Macau, China, 07 mar (Lusa) – O historiador José Pacheco Pereira considerou hoje que é na língua e na literatura que a influência portuguesa “vai mais longe” e não pode ser substituída pela “diplomacia económica”, lamentando os “desinvestimentos” dos últimos anos.
“Desinvestimos no instituto Camões, desinvestiu-se nos leitorados das universidades. Substitui-se isso por uma certa ideia de que a diplomacia económica resolvia o problema da influência cultural. Não resolve, perdeu-se por um lado e perdeu-se por outro. É evidente que a diplomacia económica é importante, mas depende muito das conjunturas externas”, afirmou, dando como exemplo a crise em Angola, que é “gravíssima para Portugal”.
Para Pacheco Pereira, “Portugal, durante algum tempo, tentou (…) usar a língua como instrumento de influência económica, social, cultural”, impulsionando a Comunidade dos Países de Língua Portuguesa (CPLP) e tentando afirmar-se, por exemplo, como ponte entre a União Europeia e essas nações.
No entanto, a crise e “um certo desprezo pelas questões culturais nos últimos anos” levaram o país a “virar-se mais sobre si próprio” e a aceitar “a perda de importância do português em muitos países onde a língua portuguesa tinha cátedras” nas universidades ou onde era ensinado como primeiro idioma ou como língua estrangeira, considerou.
A “influência cultural é um fator muito relevante” para Portugal e a presença da língua e da literatura portuguesa no mundo é “um património que devia ser defendido de forma ativa”, insistiu.

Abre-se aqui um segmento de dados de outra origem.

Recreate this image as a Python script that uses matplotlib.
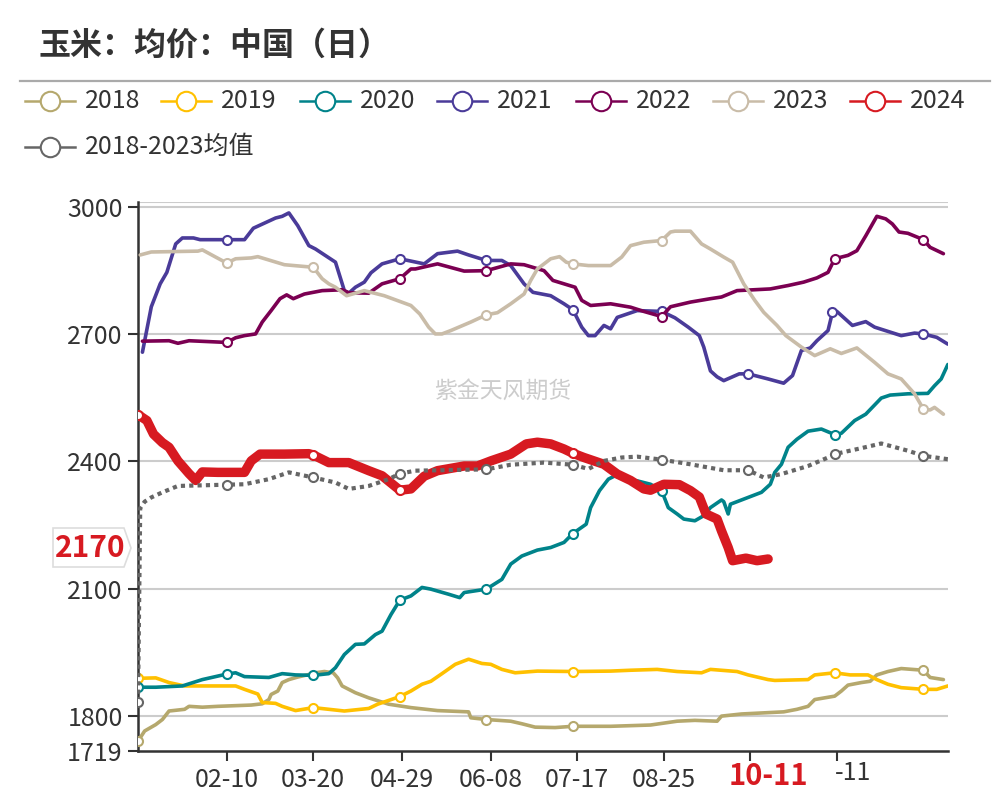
import matplotlib
matplotlib.use("Agg")
import matplotlib.pyplot as plt
import numpy as np
from matplotlib.lines import Line2D
from matplotlib.patches import Polygon
from matplotlib.transforms import blended_transform_factory

plt.rcParams['font.family'] = ['Noto Sans CJK SC', 'DejaVu Sans']

# 数据：横轴为当年1月1日起的天数
days18 = [0, 3, 8, 11, 14, 21, 23, 29, 36, 51, 56, 59, 60, 63, 65, 68, 72, 77, 80, 84, 88, 90, 92, 98, 104,
          113, 123, 135, 149, 150, 157, 168, 173, 179, 188, 196, 213, 231, 243, 251, 261, 263, 272, 291, 297,
          302, 305, 314, 317, 320, 326, 330, 333, 338, 344, 354, 357, 363]
vals18 = [1741, 1765, 1780, 1792, 1812, 1816, 1823, 1821, 1823, 1826, 1829, 1839, 1851, 1859, 1879, 1886, 1892,
          1898, 1902, 1905, 1902, 1890, 1871, 1855, 1843, 1828, 1820, 1813, 1810, 1796, 1792, 1788, 1782, 1774,
          1773, 1776, 1776, 1779, 1788, 1790, 1788, 1800, 1805, 1810, 1816, 1823, 1839, 1847, 1859, 1873, 1879,
          1882, 1897, 1905, 1912, 1908, 1891, 1886]

days19 = [0, 8, 14, 21, 44, 48, 54, 56, 62, 65, 71, 79, 86, 93, 104, 108, 118, 123, 128, 132, 137, 143, 149, 155,
          159, 164, 170, 180, 196, 213, 222, 234, 243, 254, 258, 270, 275, 284, 287, 302, 305, 314, 321, 329, 333,
          338, 344, 354, 360, 365]
vals19 = [1889, 1890, 1879, 1871, 1871, 1863, 1852, 1832, 1830, 1823, 1813, 1820, 1816, 1812, 1818, 1828, 1846,
          1859, 1875, 1882, 1900, 1922, 1934, 1924, 1922, 1910, 1902, 1906, 1905, 1906, 1908, 1910, 1905, 1902,
          1910, 1905, 1897, 1886, 1884, 1886, 1897, 1902, 1897, 1897, 1886, 1875, 1867, 1863, 1863, 1871]

days20 = [0, 8, 20, 29, 40, 44, 48, 59, 65, 71, 79, 86, 89, 93, 98, 102, 107, 110, 114, 118, 123, 128, 132, 140,
          145, 147, 157, 164, 168, 173, 180, 186, 192, 196, 202, 204, 208, 212, 215, 219, 225, 231, 236, 239, 243,
          246, 251, 255, 258, 263, 264, 266, 267, 272, 281, 285, 287, 290, 293, 297, 302, 308, 314, 317, 323, 328,
          335, 339, 347, 356, 359, 362, 365]
vals20 = [1868, 1868, 1871, 1886, 1899, 1902, 1893, 1891, 1900, 1897, 1896, 1900, 1914, 1945, 1969, 1970, 1992,
          2000, 2039, 2073, 2083, 2103, 2099, 2087, 2079, 2091, 2099, 2122, 2158, 2177, 2191, 2197, 2209, 2230,
          2252, 2291, 2331, 2358, 2366, 2358, 2354, 2346, 2331, 2291, 2276, 2264, 2260, 2272, 2291, 2309, 2305,
          2276, 2299, 2309, 2327, 2346, 2374, 2393, 2433, 2452, 2471, 2476, 2463, 2466, 2496, 2511, 2549, 2556,
          2559, 2560, 2578, 2594, 2628]

days21 = [2, 6, 10, 13, 17, 20, 25, 28, 40, 48, 52, 62, 65, 68, 72, 77, 80, 89, 93, 95, 98, 102, 105, 110, 118,
          129, 135, 144, 149, 157, 164, 168, 174, 178, 186, 192, 196, 200, 203, 206, 210, 213, 216, 225, 236, 242,
          248, 253, 255, 258, 261, 264, 271, 275, 284, 291, 295, 299, 303, 306, 311, 313, 315, 322, 328, 332, 344,
          350, 354, 360, 365]
vals21 = [2657, 2764, 2818, 2845, 2912, 2926, 2926, 2922, 2922, 2922, 2949, 2973, 2977, 2985, 2955, 2908, 2900,
          2869, 2802, 2796, 2810, 2822, 2844, 2865, 2877, 2865, 2889, 2895, 2886, 2873, 2873, 2861, 2818, 2798,
          2790, 2771, 2757, 2716, 2696, 2696, 2720, 2712, 2739, 2755, 2753, 2738, 2716, 2696, 2669, 2613, 2599,
          2590, 2606, 2606, 2594, 2584, 2602, 2661, 2667, 2684, 2708, 2751, 2753, 2720, 2729, 2716, 2696, 2702,
          2700, 2692, 2676]

days22 = [2, 14, 18, 23, 40, 44, 48, 53, 56, 60, 64, 67, 70, 75, 83, 92, 95, 104, 110, 118, 123, 125, 135, 147,
          157, 168, 174, 183, 187, 197, 200, 204, 213, 222, 228, 236, 240, 249, 258, 263, 270, 285, 293, 300, 306,
          311, 314, 320, 324, 328, 333, 337, 340, 343, 347, 354, 357, 363]
vals22 = [2683, 2684, 2678, 2684, 2680, 2691, 2696, 2700, 2728, 2755, 2783, 2792, 2783, 2794, 2802, 2804, 2797,
          2796, 2818, 2830, 2853, 2853, 2865, 2848, 2849, 2865, 2863, 2849, 2826, 2810, 2779, 2767, 2771, 2763,
          2753, 2741, 2764, 2775, 2783, 2787, 2802, 2806, 2814, 2822, 2832, 2845, 2877, 2885, 2896, 2931, 2977,
          2971, 2959, 2940, 2937, 2922, 2904, 2889]

days23 = [1, 6, 27, 29, 35, 40, 44, 51, 54, 66, 79, 83, 86, 89, 94, 102, 111, 123, 127, 131, 134, 137, 141, 150,
          157, 162, 168, 174, 177, 180, 186, 190, 193, 196, 203, 213, 218, 222, 228, 236, 240, 242, 249, 254, 258,
          264, 268, 273, 278, 282, 288, 292, 299, 305, 312, 317, 324, 332, 338, 344, 350, 354, 357, 359, 363]
vals23 = [2886, 2893, 2895, 2898, 2881, 2867, 2877, 2879, 2882, 2863, 2857, 2830, 2818, 2810, 2790, 2802, 2790,
          2767, 2747, 2716, 2700, 2700, 2708, 2728, 2745, 2750, 2771, 2794, 2826, 2853, 2877, 2882, 2869, 2865,
          2861, 2861, 2881, 2908, 2916, 2920, 2940, 2942, 2942, 2912, 2900, 2881, 2869, 2818, 2779, 2751, 2720,
          2696, 2669, 2649, 2665, 2654, 2667, 2633, 2606, 2594, 2559, 2523, 2521, 2527, 2511]

days24 = [0, 4, 7, 11, 14, 18, 23, 26, 29, 36, 48, 51, 55, 66, 77, 79, 86, 95, 104, 110, 118, 123, 129, 135, 147,
          153, 159, 168, 175, 180, 186, 192, 196, 201, 210, 216, 222, 228, 231, 237, 244, 249, 253, 256, 261, 263,
          266, 268, 274, 279, 284]
vals24 = [2510, 2496, 2464, 2444, 2433, 2401, 2371, 2355, 2375, 2374, 2374, 2401, 2417, 2417, 2418, 2415, 2397,
          2397, 2378, 2366, 2332, 2335, 2365, 2378, 2389, 2389, 2401, 2417, 2441, 2445, 2441, 2429, 2419, 2409,
          2393, 2370, 2355, 2335, 2332, 2346, 2345, 2331, 2316, 2276, 2264, 2236, 2197, 2166, 2172, 2166, 2170]

days_avg = [0, 1, 3, 6, 11, 18, 40, 48, 59, 68, 79, 89, 95, 104, 113, 118, 125, 157, 168, 183, 196, 203, 210, 218,
            225, 236, 249, 264, 275, 282, 290, 302, 311, 314, 326, 335, 347, 354, 365]
vals_avg = [1833, 2290, 2305, 2315, 2327, 2342, 2345, 2346, 2358, 2374, 2362, 2350, 2335, 2342, 2358, 2371, 2378,
            2381, 2392, 2397, 2392, 2382, 2401, 2409, 2411, 2404, 2393, 2379, 2379, 2362, 2370, 2389, 2409, 2417,
            2431, 2442, 2425, 2413, 2405]

tick_days = [40, 79, 119, 159, 198, 237, 276, 315]
tick_labels = ['02-10', '03-20', '04-29', '06-08', '07-17', '08-25', '', '']
last_day = 284
last_label = '10-11'
last_value = 2170

# 每条线上的空心圆点位置（天）
series = [
    ('2018', days18, vals18, '#b5a86d', [0, 157, 196, 354]),
    ('2019', days19, vals19, '#ffc000', [0, 79, 118, 196, 314, 354]),
    ('2020', days20, vals20, '#00838a', [0, 40, 79, 118, 157, 196, 236, 314]),
    ('2021', days21, vals21, '#4a3b99', [40, 118, 157, 196, 236, 275, 314, 354]),
    ('2022', days22, vals22, '#7b0052', [40, 118, 157, 236, 314, 354]),
    ('2023', days23, vals23, '#c9bca8', [40, 79, 157, 196, 236, 354]),
    ('2024', days24, vals24, '#d71a21', [0, 79, 118, 196]),
]

W, H = 1008, 800
FS = 18


def fx(x):
    return x / W


def fy(y):
    return 1 - y / H


fig = plt.figure(figsize=(10.08, 8), dpi=100)
ax = fig.add_axes([fx(138), fy(750.5), fx(948.5) - fx(138), fy(202.3) - fy(750.5)])


def marker_idx(days, mdays):
    d = np.array(days)
    return [int(np.argmin(np.abs(d - m))) for m in mdays]


for name, d, v, c, md in series:
    lw = 6.8 if name == '2024' else 2.6
    ax.plot(d, v, color=c, lw=lw, solid_joinstyle='round', solid_capstyle='round',
            marker='o', markevery=marker_idx(d, md), ms=6.5, mfc='white', mec=c, mew=1.5,
            zorder=3)

ax.plot(days_avg, vals_avg, color='#666666', lw=3, linestyle=(0, (1, 1)),
        marker='o', markevery=marker_idx(days_avg, [0, 40, 79, 118, 157, 196, 236, 275, 314, 354]),
        ms=6.5, mfc='white', mec='#666666', mew=1.5, zorder=4)

# 网格线
for g in [1800, 2100, 2400, 2700, 3000, 3010]:
    ax.axhline(g, color='#cccccc', lw=1.5, zorder=1)

ax.set_xlim(0, 365.3)
ax.set_ylim(1719, 3010)
ax.set_yticks([1719, 1800, 2100, 2400, 2700, 3000])
ax.set_xticks(tick_days)
ax.set_xticklabels(tick_labels)
for s in ['top', 'right']:
    ax.spines[s].set_visible(False)
for s in ['left', 'bottom']:
    ax.spines[s].set_color('#333333')
    ax.spines[s].set_linewidth(1.8)
ax.tick_params(axis='both', colors='#333333', length=7, width=1.5, labelsize=FS)
ax.tick_params(axis='y', pad=4)
ax.tick_params(axis='x', pad=5)

# 最新日期与数值标注
bt = blended_transform_factory(ax.transData, fig.transFigure)
ax.text(last_day, fy(776), last_label, transform=bt, color='#d71a21', fontsize=21,
        fontweight='bold', ha='center', va='center')
ax.text(314.3, fy(773), '-11', transform=bt, color='#333333', fontsize=FS, ha='left', va='center')

poly = Polygon([(fx(53), fy(528)), (fx(124), fy(528)), (fx(131), fy(548)), (fx(124), fy(567)),
                (fx(53), fy(567))], closed=True, transform=fig.transFigure,
               facecolor='white', edgecolor='#dddddd', lw=1.2)
fig.add_artist(poly)
fig.text(fx(90), fy(548), str(last_value), color='#d71a21', fontsize=21.5, fontweight='bold',
         ha='center', va='center')

# 水印
ax.text(0.45, 0.655, '紫金天风期货', transform=ax.transAxes, color='#cccccc', fontsize=16.5,
        ha='center', va='center', zorder=0)

# 标题与分隔线
fig.text(fx(38), fy(46), '玉米：均价：中国（日）', fontsize=23, fontweight='bold', color='#333333',
         va='center', ha='left')
fig.add_artist(Line2D([fx(20), fx(990)], [fy(80.7), fy(80.7)], color='#aaaaaa', lw=1.6))

# 图例
leg_pos = [(24.5, 101), (161, 101), (300, 101), (437, 101), (575.5, 101), (713, 101), (850, 101)]
for (name, d, v, c, md), (lx, ly) in zip(series, leg_pos):
    fig.add_artist(Line2D([fx(lx), fx(lx + 50)], [fy(ly), fy(ly)], color=c, lw=1.8))
    fig.add_artist(Line2D([fx(lx + 25)], [fy(ly)], marker='o', ms=14, mfc='white', mec=c, mew=1.5))
    fig.text(fx(lx + 60), fy(ly), name, fontsize=FS, color='#333333', va='center', ha='left')
fig.add_artist(Line2D([fx(24.5), fx(74.5)], [fy(147), fy(147)], color='#666666', lw=1.8))
fig.add_artist(Line2D([fx(49.5)], [fy(147)], marker='o', ms=14, mfc='white', mec='#666666', mew=1.5))
fig.text(fx(84.5), fy(147), '2018-2023均值', fontsize=FS, color='#333333', va='center', ha='left')

fig.savefig('out.png', dpi=100)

Pacheco Pereira, que respondia a perguntas de jornalistas em Macau, considerou que a presença portuguesa neste território, como em outras partes do mundo, é “anacrónica num certo sentido”, o que “não tem mal nenhum” e “não é pejorativo”.
“Está presa a um momento histórico e sobrevive apenas pelo seu valor cultural e histórico”, afirmou, considerando que tem hoje “valor económico” e “a utilidade da diferença” e de “dar mundo”, do ponto de vista de Macau, que é desde 1999 uma região administrativa especial da China.
Sobre a China, considerou que “é uma experiência única”, por ser “um capitalismo com sucesso dirigido por um Partido Comunista”.
No entanto, a economia “necessariamente irá gerar tensões sobre o sistema político” e “mais cedo ou mais tarde esta solução não é sustentável”.
Para Pacheco Pereira, surgirão na China, a par do crescimento económico e do aumento da população urbana, reivindicações de direitos laborais e políticos por parte da classe média nascente.
“O crescimento económico não pode continuar indefinidamente sem mudar o modelo da sociedade”, sublinhou, considerando que ou a China encontra mecanismos (a nível sindical ou partidário, por exemplo) para canalizar a “conflitualidade social” que vai surgir ou, a prazo, nascerá uma “contradição entre o poder fechado e uma sociedade que à medida que cresce e se desenvolve precisa de ser aberta”.
Pacheco Pereira participa por estes dias no Festival Literário de Macau e deu hoje uma conferência na Universidade de Macau sobre a Europa.
A este respeito, disse aos jornalistas que a crise europeia levou a uma “degradação dos mecanismos democráticos” e a concentrar uma “parte importante dos poderes nacionais na burocracia de Bruxelas” e nos governos “que hoje mandam”, como é o caso do Governo alemão.
Mas a crise e a sua gestão levou também a “um tipo novo de contestação”, com os partidos “do poder” a perderem votos e a surgirem soluções de governo como a portuguesa ou o atual impasse espanhol.
As mudanças a este nível são “ainda muito iniciais”, mas não devem ser subestimadas, considerou.
“Começa a haver mudança no espetro político e essa mudança não se sabe para onde vai, mas que existem fatores de mudança, existem”, afirmou.
Pacheco Pereira considerou, por outro lado, “gravíssima” a crise dos refugiados e sublinhou “a responsabilidade” da Europa na sua origem, por ter “incentivado a guerra civil” em países como a Líbia ou a Síria “e depois saiu-lhe o Daesh” [o Estado Islâmico].